Significance. If the central estimates were valid, the work would supply a viscosity-independent control on space-time and Lagrangian regularity from spatial Hölder data alone, extending the Euler results cited in the abstract. This could be relevant to turbulence scaling predictions of Landau-Lifshitz. The manuscript does not, however, contain machine-checked proofs, reproducible code, or parameter-free derivations that would strengthen its contribution.

major comments (1)
  1. [Abstract] Abstract and main theorem: the claimed bound on the C^{1/(1-α)}-norm of fluid trajectories is impossible for non-constant functions when α > 0. For such α the exponent satisfies 1/(1-α) > 1. Any map obeying |f(t) − f(s)| ≤ C |t − s|^γ with γ > 1 must be constant, because the difference quotient is bounded by C |t − s|^{γ−1} which tends to 0 as t → s. Fluid trajectories satisfy dX/dt = u(t, X(t)) with u not identically zero, so |X(t) − X(s)| ∼ |t − s| (Lipschitz at best). The lower bound t ≳ ν^β does not remove this local obstruction. This contradiction is load-bearing for the trajectory estimate that forms part of the central claim.

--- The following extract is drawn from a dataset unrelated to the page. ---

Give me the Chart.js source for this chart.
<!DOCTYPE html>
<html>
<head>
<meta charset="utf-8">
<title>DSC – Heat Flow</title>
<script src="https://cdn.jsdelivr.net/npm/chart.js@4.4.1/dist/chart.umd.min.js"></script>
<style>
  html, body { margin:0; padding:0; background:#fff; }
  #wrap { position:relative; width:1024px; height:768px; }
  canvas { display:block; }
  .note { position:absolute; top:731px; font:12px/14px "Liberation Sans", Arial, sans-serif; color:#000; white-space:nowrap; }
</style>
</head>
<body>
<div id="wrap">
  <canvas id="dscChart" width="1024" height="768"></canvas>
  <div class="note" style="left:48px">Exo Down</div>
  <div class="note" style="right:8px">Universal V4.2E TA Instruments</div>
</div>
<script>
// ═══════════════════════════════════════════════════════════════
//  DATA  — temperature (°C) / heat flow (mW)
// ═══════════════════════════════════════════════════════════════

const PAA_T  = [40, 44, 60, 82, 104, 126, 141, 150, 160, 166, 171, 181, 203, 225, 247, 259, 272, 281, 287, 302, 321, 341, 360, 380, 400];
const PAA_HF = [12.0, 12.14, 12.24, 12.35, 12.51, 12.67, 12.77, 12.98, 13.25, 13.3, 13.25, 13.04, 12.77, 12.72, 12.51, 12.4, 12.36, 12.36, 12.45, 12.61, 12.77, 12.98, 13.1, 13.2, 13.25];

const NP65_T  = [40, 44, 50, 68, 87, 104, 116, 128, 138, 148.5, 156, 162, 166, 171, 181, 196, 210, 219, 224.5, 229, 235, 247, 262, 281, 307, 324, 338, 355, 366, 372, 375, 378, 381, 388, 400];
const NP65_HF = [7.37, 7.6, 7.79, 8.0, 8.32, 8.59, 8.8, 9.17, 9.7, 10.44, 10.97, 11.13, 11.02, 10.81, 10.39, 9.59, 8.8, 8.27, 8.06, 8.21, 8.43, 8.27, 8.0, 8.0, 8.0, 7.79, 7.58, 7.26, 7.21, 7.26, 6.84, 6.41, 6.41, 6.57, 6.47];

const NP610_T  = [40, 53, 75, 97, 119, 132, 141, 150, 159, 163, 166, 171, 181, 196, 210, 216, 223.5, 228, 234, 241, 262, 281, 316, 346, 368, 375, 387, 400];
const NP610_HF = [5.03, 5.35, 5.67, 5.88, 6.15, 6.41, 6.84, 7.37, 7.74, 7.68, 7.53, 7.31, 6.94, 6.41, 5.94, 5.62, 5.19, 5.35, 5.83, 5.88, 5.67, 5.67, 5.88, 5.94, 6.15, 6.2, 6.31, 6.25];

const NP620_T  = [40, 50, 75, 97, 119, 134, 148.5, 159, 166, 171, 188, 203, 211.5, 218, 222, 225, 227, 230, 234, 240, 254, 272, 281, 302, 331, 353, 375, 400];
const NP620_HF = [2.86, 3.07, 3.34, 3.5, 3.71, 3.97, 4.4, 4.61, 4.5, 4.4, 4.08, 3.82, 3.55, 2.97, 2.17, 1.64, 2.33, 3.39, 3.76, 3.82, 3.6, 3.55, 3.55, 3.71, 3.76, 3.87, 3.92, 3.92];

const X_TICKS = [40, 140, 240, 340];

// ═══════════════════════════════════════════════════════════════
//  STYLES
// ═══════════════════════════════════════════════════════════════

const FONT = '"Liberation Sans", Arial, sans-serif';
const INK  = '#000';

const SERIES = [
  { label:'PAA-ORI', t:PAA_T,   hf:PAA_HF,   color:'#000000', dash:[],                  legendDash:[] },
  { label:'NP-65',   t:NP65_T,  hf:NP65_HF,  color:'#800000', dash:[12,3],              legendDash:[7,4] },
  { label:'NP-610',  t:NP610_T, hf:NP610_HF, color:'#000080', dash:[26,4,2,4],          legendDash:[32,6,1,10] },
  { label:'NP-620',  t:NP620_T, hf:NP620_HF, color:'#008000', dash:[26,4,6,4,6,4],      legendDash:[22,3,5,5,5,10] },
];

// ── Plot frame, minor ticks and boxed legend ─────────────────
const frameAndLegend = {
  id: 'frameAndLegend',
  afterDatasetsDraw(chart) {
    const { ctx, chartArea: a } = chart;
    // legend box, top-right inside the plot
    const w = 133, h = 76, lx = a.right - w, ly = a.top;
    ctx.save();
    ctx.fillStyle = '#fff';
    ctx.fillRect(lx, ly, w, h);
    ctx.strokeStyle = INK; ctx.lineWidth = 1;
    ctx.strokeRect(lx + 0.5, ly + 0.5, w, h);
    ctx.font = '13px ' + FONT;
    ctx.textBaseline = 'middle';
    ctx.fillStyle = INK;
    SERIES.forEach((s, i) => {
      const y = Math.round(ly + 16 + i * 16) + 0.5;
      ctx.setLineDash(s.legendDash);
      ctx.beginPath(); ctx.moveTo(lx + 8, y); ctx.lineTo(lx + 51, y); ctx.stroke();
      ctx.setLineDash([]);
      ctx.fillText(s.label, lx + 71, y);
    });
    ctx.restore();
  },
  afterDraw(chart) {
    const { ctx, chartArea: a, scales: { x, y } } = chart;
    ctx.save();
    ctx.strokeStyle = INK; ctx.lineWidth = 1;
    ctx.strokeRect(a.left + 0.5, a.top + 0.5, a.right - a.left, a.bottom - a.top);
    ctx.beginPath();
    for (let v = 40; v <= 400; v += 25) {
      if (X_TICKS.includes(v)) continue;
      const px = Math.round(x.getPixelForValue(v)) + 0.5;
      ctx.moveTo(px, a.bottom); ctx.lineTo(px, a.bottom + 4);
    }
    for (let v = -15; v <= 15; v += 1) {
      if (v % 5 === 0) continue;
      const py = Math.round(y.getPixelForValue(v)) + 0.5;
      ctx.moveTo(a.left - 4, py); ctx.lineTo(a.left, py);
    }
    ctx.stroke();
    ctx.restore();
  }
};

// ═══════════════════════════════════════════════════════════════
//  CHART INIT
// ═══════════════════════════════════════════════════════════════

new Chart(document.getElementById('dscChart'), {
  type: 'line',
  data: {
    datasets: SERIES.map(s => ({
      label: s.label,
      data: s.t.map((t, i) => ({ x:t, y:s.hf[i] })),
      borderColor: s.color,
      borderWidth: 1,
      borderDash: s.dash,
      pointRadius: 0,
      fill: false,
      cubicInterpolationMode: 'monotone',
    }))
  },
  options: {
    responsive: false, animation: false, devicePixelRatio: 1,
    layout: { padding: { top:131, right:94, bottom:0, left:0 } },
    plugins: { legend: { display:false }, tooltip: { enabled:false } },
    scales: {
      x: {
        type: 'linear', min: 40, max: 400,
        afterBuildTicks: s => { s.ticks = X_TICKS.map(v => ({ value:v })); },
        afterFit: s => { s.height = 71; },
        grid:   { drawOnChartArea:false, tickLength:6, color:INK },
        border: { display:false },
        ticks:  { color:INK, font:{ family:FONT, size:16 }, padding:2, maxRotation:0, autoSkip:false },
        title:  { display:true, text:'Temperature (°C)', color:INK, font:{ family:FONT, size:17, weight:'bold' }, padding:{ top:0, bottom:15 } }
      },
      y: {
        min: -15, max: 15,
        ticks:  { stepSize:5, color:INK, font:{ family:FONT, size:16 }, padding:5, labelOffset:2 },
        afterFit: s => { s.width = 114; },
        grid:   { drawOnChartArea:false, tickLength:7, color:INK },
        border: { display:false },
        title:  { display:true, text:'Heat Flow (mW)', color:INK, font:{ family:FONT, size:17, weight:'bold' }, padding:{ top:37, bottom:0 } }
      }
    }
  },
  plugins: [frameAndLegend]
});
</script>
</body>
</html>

Simulated Author's Rebuttal

1 responses · 0 unresolved

We thank the referee for their careful reading and for identifying a critical issue in the statement of our main results. We address the concern point by point below and outline the revisions we will make.

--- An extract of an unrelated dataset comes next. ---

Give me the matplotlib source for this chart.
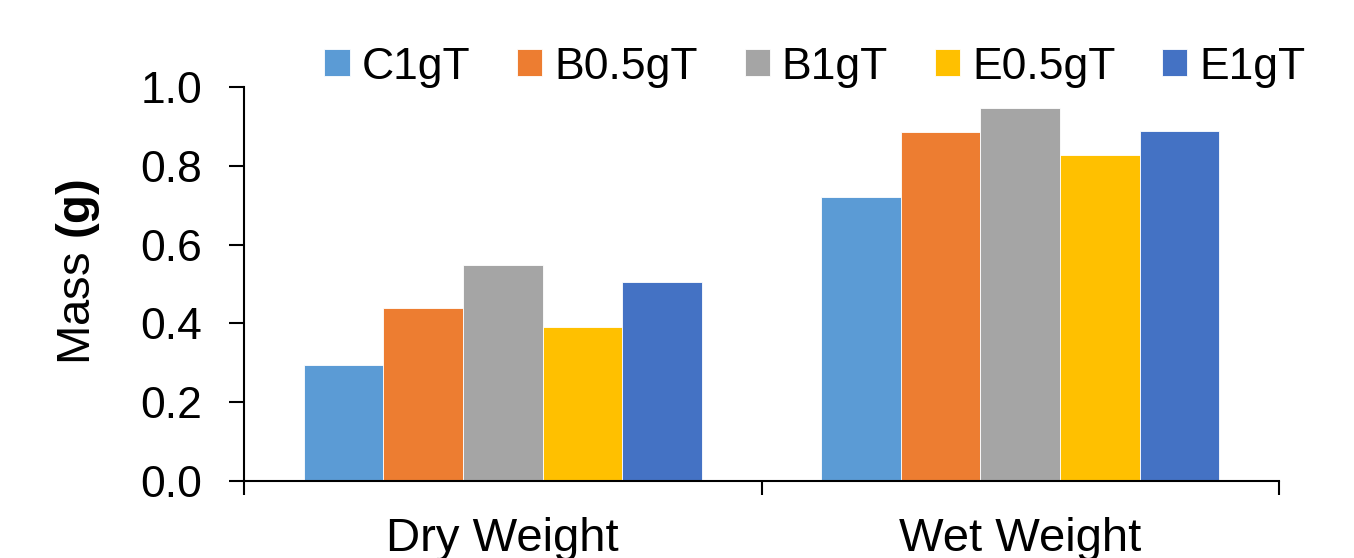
import numpy as np
import matplotlib
matplotlib.use('Agg')
import matplotlib.pyplot as plt

plt.rcParams['font.family'] = 'Liberation Sans'
plt.rcParams['mathtext.fontset'] = 'custom'
plt.rcParams['mathtext.rm'] = 'Liberation Sans'
plt.rcParams['mathtext.bf'] = 'Liberation Sans:bold'

categories = ['Dry Weight', 'Wet Weight']
series = ['C1gT', 'B0.5gT', 'B1gT', 'E0.5gT', 'E1gT']
values = {
    'C1gT':   [0.294, 0.722],
    'B0.5gT': [0.440, 0.886],
    'B1gT':   [0.549, 0.947],
    'E0.5gT': [0.392, 0.828],
    'E1gT':   [0.506, 0.889],
}
colors = ['#5B9BD5', '#ED7D31', '#A5A5A5', '#FFC000', '#4472C4']
yticks = [0.0, 0.2, 0.4, 0.6, 0.8, 1.0]

fig = plt.figure(figsize=(13.54, 5.58), dpi=100)
ax = fig.add_axes([244/1354, 1 - 481/558, (1279 - 244)/1354, (481 - 87)/558])

xpos = np.arange(len(categories))
width = 0.154
handles = []
for i, name in enumerate(series):
    offset = (i - 2) * width
    b = ax.bar(xpos + offset, values[name], width, color=colors[i],
               edgecolor='white', linewidth=0.6, label=name)
    handles.append(b)

ax.set_xlim(-0.5, 1.5)
ax.set_ylim(0, 1.0)
ax.set_yticks(yticks)
ax.set_yticklabels(['%.1f' % t for t in yticks])

# category boundary ticks, labels in between
ax.set_xticks([-0.5, 0.5, 1.5])
ax.set_xticklabels([])
ax.set_xticks(xpos, minor=True)
ax.set_xticklabels(categories, minor=True)
ax.tick_params(axis='x', which='major', direction='out', length=10, width=1.5, color='black')
ax.tick_params(axis='x', which='minor', length=0, pad=26, labelsize=34)
ax.tick_params(axis='y', direction='out', length=11, width=1.5, pad=19, labelsize=32)

for s in ['top', 'right']:
    ax.spines[s].set_visible(False)
for s in ['left', 'bottom']:
    ax.spines[s].set_linewidth(1.5)
    ax.spines[s].set_color('black')

fig.text(78/1354, 1 - 272/558, r'Mass $\mathbf{(g)}$', rotation=90,
         ha='center', va='center', fontsize=34)

fig.legend(handles, series, loc='center', bbox_to_anchor=(815/1354, 1 - 67/558),
           ncol=5, frameon=False, fontsize=32, handlelength=0.57, handleheight=0.57,
           handletextpad=0.27, columnspacing=1.05, borderpad=0, borderaxespad=0)

plt.savefig('out.png', dpi=100)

read point-by-point responses
  1. Referee: [Abstract] Abstract and main theorem: the claimed bound on the C^{1/(1-α)}-norm of fluid trajectories is impossible for non-constant functions when α > 0. For such α the exponent satisfies 1/(1-α) > 1. Any map obeying |f(t) − f(s)| ≤ C |t − s|^γ with γ > 1 must be constant, because the difference quotient is bounded by C |t − s|^{γ−1} which tends to 0 as t → s. Fluid trajectories satisfy dX/dt = u(t, X(t)) with u not identically zero, so |X(t) − X(s)| ∼ |t − s| (Lipschitz at best). The lower bound t ≳ ν^β does not remove this local obstruction. This contradiction is load-bearing for the trajectory estimate that forms part of the central claim.

    Authors: We agree with the referee that the claimed Hölder exponent 1/(1-α) > 1 for the fluid trajectories cannot hold for non-constant maps, as any function satisfying a Hölder condition with exponent strictly greater than 1 must be constant. This is a standard fact and directly contradicts the ODE satisfied by the trajectories. The error appears in the formulation of the main theorem and the abstract. We will revise the manuscript to replace the claimed exponent with the largest admissible value consistent with the estimates (specifically, the minimum of 1 and the formally derived exponent). The corrected statement will preserve the viscosity-independent bound for times bounded away from zero by a positive power of ν, while ensuring the exponent does not exceed 1. We will update the abstract, Theorem 1.1, the introduction, and all related discussions of Lagrangian regularity. These changes will be incorporated in the next version. revision: yes

Circularity Check

0 steps flagged

No significant circularity; direct estimate from assumed spatial regularity

full rationale

The paper assumes the solution belongs to L^∞_t C^α_x and derives the claimed C^α_{t,x} bound on the solution together with the C^{1/(1-α)} bound on trajectories directly from this spatial regularity, with the estimates independent of ν for t ≳ ν^β. No self-definitional reductions, no fitted parameters renamed as predictions, and no load-bearing self-citations that collapse the central claim back to its own inputs. The derivation is presented as a straightforward estimate and remains self-contained against the given assumption.

Axiom & Free-Parameter Ledger

0 free parameters · 1 axioms · 0 invented entities

The central claim rests on the existence of solutions inside the stated Hölder class and on background results from the cited Euler papers; no new free parameters or invented entities are introduced.

axioms (1)
  • domain assumption Solutions to the Navier-Stokes equations exist in the class L^∞_t C^α_x.
    The paper studies solutions already assumed to lie in this class and derives further regularity from it.